The laptop I’m typing on uses a lithium-ion battery, as does the car I drive and quite possibly many of the devices you are using to read this. Improvements in battery technology have created a variety of opportunities for additional technological developments and changes in our energy consumption. Generated electricity either needs to be used immediately or stored in some other form. This is one of the challenges for moving away from burning fossil fuels for electricity and relying on solar, wind and waves instead. Fossil fuels represent a stable form for energy storage, to be released as demand for electricity requires. Solar panels and wind turbines produce electricity on their own schedule, not ours. Storage allows us to get renewable electricity on our schedule. On municipal grid scale, batteries are not the most efficient storage option, but in cars and electronics they are quite useful. So better batteries like the lithium-ion ones for which Goodenough, Whittingham, and Yoshino got the Nobel Prize are a good thing, right?
Unfortunately, that is not the complete story. Lithium-ion batteries use lithium and cobalt, metals that we have to mine from the earth.
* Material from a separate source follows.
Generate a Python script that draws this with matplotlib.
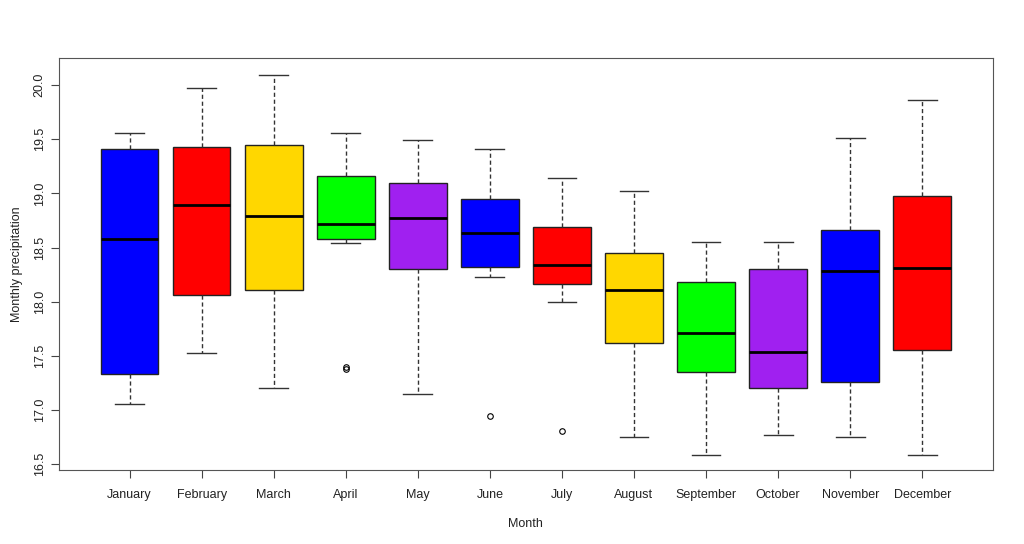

Cobalt mining has come under scrutiny for the use of child labor. Some companies are taking steps to eliminate child labor from their supply chain, although the relative value of cobalt will continue to provide incentives until there are sufficient other economic opportunities. Perhaps Economics laureates Esther Duflo, Abhijit Banerjee, and Michael Kremer can help; they won for experimental research on which programs are most effective at reducing poverty.
I don’t think Goodenough, Whittingham, and Yoshino are directly responsible for the way cobalt mining has changed to meet the demand for lithium-ion batteries. I doubt they could have predicted how widely their technology would be adopted or what it would take for supply to keep up with demand. Mostly I just felt it was important that we consider together the positive and negative consequences of the world-changing science that we are recognizing this week.